Sexually transmitted diseases
Finney has been writing a lot more non-fiction recently and her enquiring mind takes her in all sorts of directions; when she was the editor of the European Journal of Sexually Transmitted Diseases — “a bloody interesting job to have in the early 80s because of HIV” — she would browse St Mary’s Hospital Medical School library after clocking off. Data she discovered in that library eventually informed her book 3 Steps To A Great Eating Habit in which she argues that eating disorders are a physiological reaction to a restriction of calories rather than a manifestation of deep psychological problems.
“There’s been more research since I wrote that book and I need to rewrite it to catch up,” she says, getting out a small black Filofax and adding it to her to do list. As with everything else, she’s quite matter-of-fact about her struggles with bulimia and compulsive eating, and she drops in that she had a stroke three years ago. You wouldn’t know it, but then again she does have a third dan black belt in taekwondo.

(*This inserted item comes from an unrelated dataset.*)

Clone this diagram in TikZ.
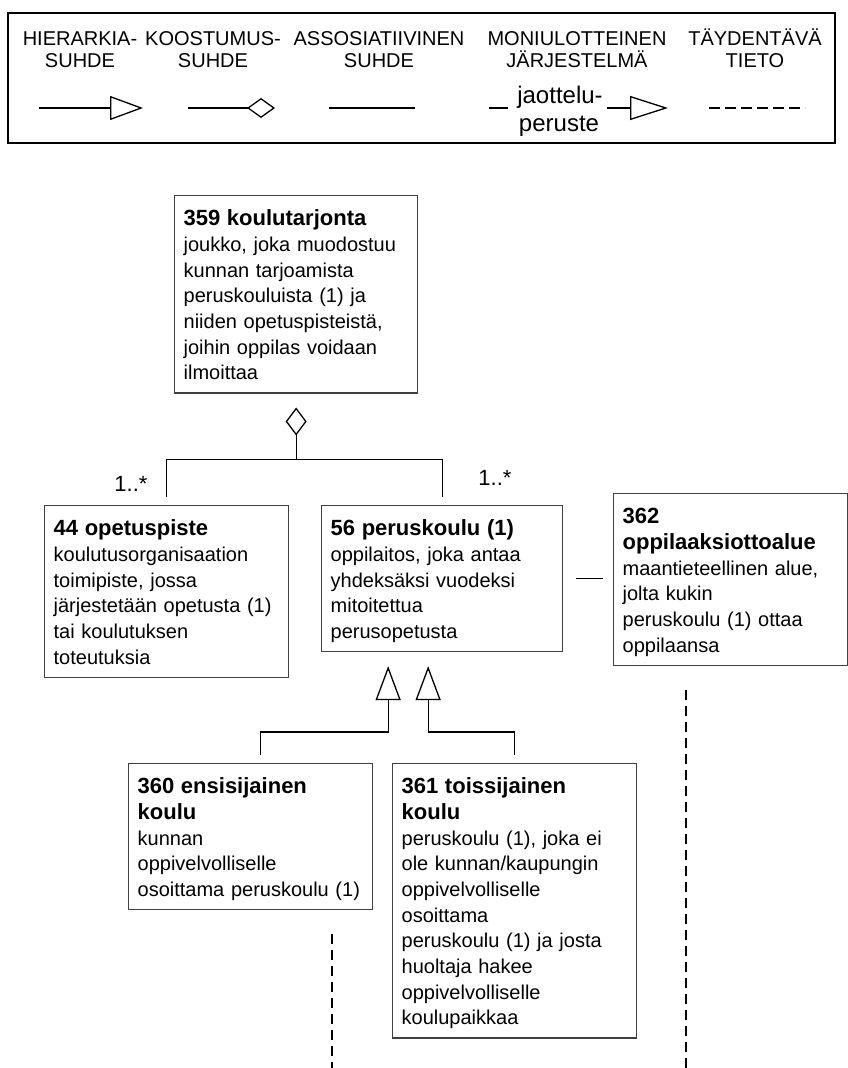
\documentclass[tikz,border=0pt]{standalone}
\usepackage{fontspec}
\setmainfont{Liberation Sans}
\usetikzlibrary{arrows.meta,calc}
\newcommand\boxfont{\fontsize{20}{25.7}\selectfont}
\newcommand\legfont{\fontsize{20}{22}\selectfont}
\newcommand\ttl[1]{{\fontsize{22}{25.7}\selectfont\bfseries #1}}
\newcommand\fl{\rule{0pt}{30pt}}
\newcommand\lstl{\rule[-13pt]{0pt}{13pt}}
\tikzset{concept/.style={draw=black!75, line width=1.3pt, anchor=north west, inner xsep=9pt,
    inner ysep=0pt, align=left, font=\boxfont},
  lnk/.style={draw, line width=1.3pt},
  gen/.style={lnk, -{Triangle[open,length=34pt,width=25pt]}, shorten <=8pt, shorten >=14pt},
  extra/.style={lnk, dash pattern=on 10pt off 6pt, shorten <=24pt},
  leg/.style={anchor=north, align=center, font=\legfont, inner sep=0pt}}

\begin{document}
\begin{tikzpicture}[x=1pt, y=-1pt]
  \useasboundingbox (0,0) rectangle (848,1068);
  % legend
  \draw[line width=1.6pt] (8,13) rectangle (835,143);
  \node[leg] (hier) at (80,27) {\rule{0pt}{18pt}HIERARKIA-\\SUHDE};
  \node[leg] (koos) at (213,27) {\rule{0pt}{18pt}KOOSTUMUS-\\SUHDE};
  \node[leg] (asso) at (379,27) {\rule{0pt}{18pt}ASSOSIATIIVINEN\\SUHDE};
  \node[leg] (moni) at (577,27) {\rule{0pt}{18pt}MONIULOTTEINEN\\JÄRJESTELMÄ};
  \node[leg] (tayd) at (755,27) {\rule{0pt}{18pt}TÄYDENTÄVÄ\\TIETO};
  \node[font=\fontsize{24}{26}\selectfont, anchor=base, inner sep=0pt] (jaot) at (560,103) {jaottelu-};
  \node[font=\fontsize{24}{26}\selectfont, anchor=base, inner sep=0pt] (perust) at (559,131) {peruste};
  \draw[lnk, -{Triangle[open,length=33pt,width=24pt]}] (39,108) -- (143,108);
  \draw[lnk, -{Diamond[open,length=28pt,width=20pt]}] (188,108) -- (275,108);
  \draw[lnk] (329,108) -- (415,108);
  \draw[lnk] (489,108) -- (508,108);
  \draw[lnk, -{Triangle[open,length=38pt,width=24pt]}] (607,108) -- (668,108);
  \draw[lnk, dash pattern=on 11pt off 5pt] (709,108) -- (805,108);
  % concepts
  \node[concept, text width=225pt] (tarj) at (174,195) {\fl\ttl{359 koulutarjonta}\\joukko, joka muodostuu\\kunnan tarjoamista\\peruskouluista (1) ja\\niiden opetuspisteistä,\\joihin oppilas voidaan\\ilmoittaa\lstl};
  \node[concept, text width=226pt] (opet) at (44,505) {\fl\ttl{44 opetuspiste}\\koulutusorganisaation\\toimipiste, jossa\\järjestetään opetusta (1)\\tai koulutuksen\\toteutuksia\lstl};
  \node[concept, text width=223pt] (perus) at (321,505) {\fl\ttl{56 peruskoulu (1)}\\oppilaitos, joka antaa\\yhdeksäksi vuodeksi\\mitoitettua\\perusopetusta\lstl};
  \node[concept, text width=216pt] (oppi) at (613,493) {\fl\ttl{362}\\\ttl{oppilaaksiottoalue}\\maantieteellinen alue,\\jolta kukin\\peruskoulu (1) ottaa\\oppilaansa\lstl};
  \node[concept, text width=226pt] (ens) at (128,763) {\fl\ttl{360 ensisijainen}\\\ttl{koulu}\\kunnan\\oppivelvolliselle\\osoittama peruskoulu (1)\lstl};
  \node[concept, text width=226pt] (tois) at (392,763) {\fl\ttl{361 toissijainen}\\\ttl{koulu}\\peruskoulu (1), joka ei\\ole kunnan/kaupungin\\oppivelvolliselle\\osoittama\\peruskoulu (1) ja josta\\huoltaja hakee\\oppivelvolliselle\\koulupaikkaa\lstl};
  % composition
  \coordinate (kbar) at ([yshift=-66pt]tarj.south);
  \draw[lnk, -{Diamond[open,length=28pt,width=21pt]}, shorten >=14pt] (kbar) -- (tarj.south);
  \draw[lnk, shorten >=8pt] (kbar) -| (opet.north);
  \draw[lnk, shorten >=8pt] (kbar) -| (perus.north);
  \node[font=\fontsize{22}{24}\selectfont, anchor=base] (m1) at (131,491) {1..*};
  \node[font=\fontsize{22}{24}\selectfont, anchor=base] (m2) at (495,485) {1..*};
  % association
  \draw[lnk, shorten <=13pt, shorten >=10pt] (perus.east) -- (perus.east -| oppi.west);
  % generalization
  \coordinate (gbar) at ([yshift=-80pt]perus.south);
  \draw[gen] ([xshift=10pt]ens.north) |- ([xshift=-54pt]gbar) -- ([xshift=-54pt]perus.south);
  \draw[gen] (tois.north) |- ([xshift=-14pt]gbar) -- ([xshift=-14pt]perus.south);
  % supplementary
  \coordinate (e1) at (332,1068);
  \coordinate (e2) at (686,1068);
  \draw[extra] (ens.south -| e1) -- (e1);
  \draw[extra] (oppi.south -| e2) -- (e2);
\end{tikzpicture}
\end{document}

“My right hand and my right leg are weaker than my left side which is very annoying and it means that I’ve strained my rotator cuff muscles here [she points to her shoulder] because I was doing press-ups and I did too many, stupid.” Finney already had synaesthesia before the stroke, where food would give her physical sensations, but the stroke changed her perception of taste so that now sugar tastes unpleasant, which she’s rather pleased about.

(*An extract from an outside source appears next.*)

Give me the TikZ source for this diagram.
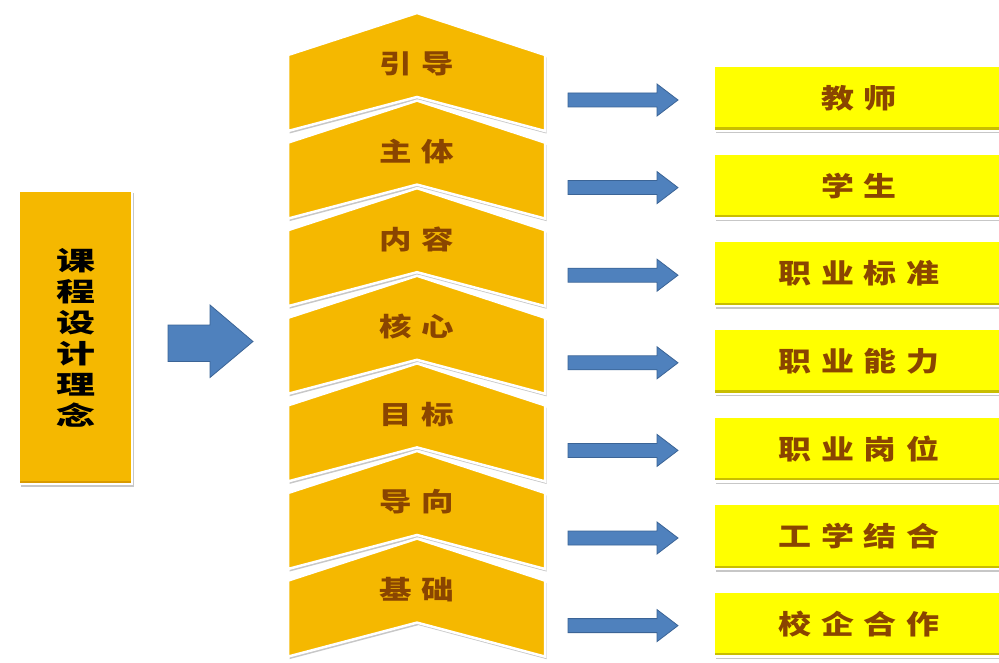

Notoriously difficult language
There's a bewildering array of projects on the go. Finney lives in Hungary where she is researching her mother’s adventures during the war — “she was very lucky for a little girl with Jewish antecedents” — while learning the notoriously difficult language (she already knows French and Spanish). She’s on the second draft of something she refers to as Alt History, but she won’t tell me about that, and she’s working on her various fiction series, with at least three more books in the Enys series to go, which follow an Elizabethan lawyer who solves crimes.
Finney has just finished the second one, Priced Above Rubies, which will be published soon [has just been published - Ed.] by Climbing Tree Books. Finney doesn’t drive much, she says, because she tends to visualise things she’s thinking about and forget the road. She says Elizabethans lived more vividly than we do, but I’m not sure many of them could have given her mind’s eye much of a run for its money.
I am a bit jealous — who wouldn’t want to walk around enthralled in an imagination that’s been stoked by nearly six decades of voracious reading and thought? “It’s a nice life,” she says, as I drop her off.